University of the Holy Quran and Islamic Sciences
- Type: Public
- Established: 1990; 36 years ago
- Chancellor: Ebrahim Norin Ebrahim
- Location: Omdurman, Khartoum State, Sudan 15°38′03″N 32°29′29″E﻿ / ﻿15.6343°N 32.4914°E
- Website: qunv.net23.net/en/

= University of the Holy Quran and Islamic Sciences =

State university in Omdurman, Khartoum, Sudan

The University of the Holy Quran and Islamic Sciences is a university in the state of Khartoum, Sudan.

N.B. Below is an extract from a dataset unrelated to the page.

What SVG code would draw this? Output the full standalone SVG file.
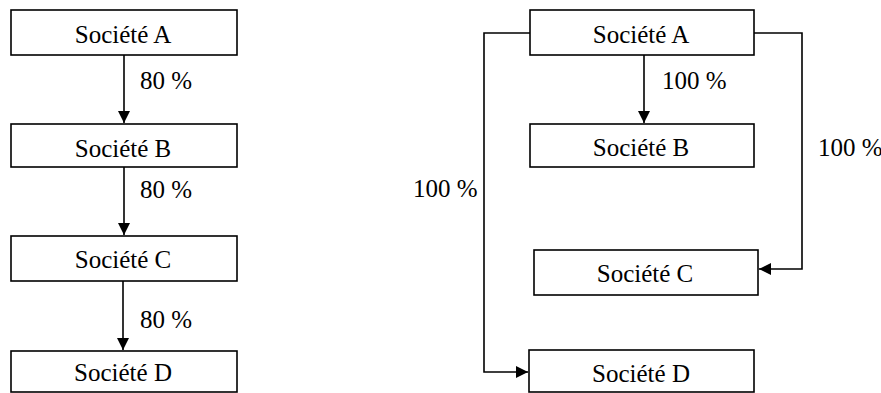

It is based in Omdurman.

==History==
The University of Holy Quran and Islamic Sciences was established in 1990.
The new university combined the existing Holy Quran College, established in 1981, and the Omdurman Higher Institute, established in 1983.
The Omdurman Higher Institute consisted of the Sharia College, Arabic Language College and Girls' College.
The university is government-owned, funded by the Ministry of Higher Education and Scientific Research.

==Programs==
The university teaches Quran, the Sunnah of the Prophet, the Arabic language and principles of religion and community life.
Students learn the heritage of Arabic and Islamic civilization.
Colleges are the College of the Holy Quran, Faculty of Sharia, Faculty of Arabic Language, Faculty of Da'wa and Media, Economics and Administrative Sciences, Social Sciences, Education, School of Languages, Graduate Studies and Community College.
Although based in Omdurman, the university has faculties in all the states of Sudan.

==Affiliations==
The university belongs to the Union of Arab Universities, the Union of African Universities and Union of Islamic Universities, and cooperates with the Islamic Organization for Culture, Education and Sciences.
It is also a member of the Federation of the Universities of the Islamic World.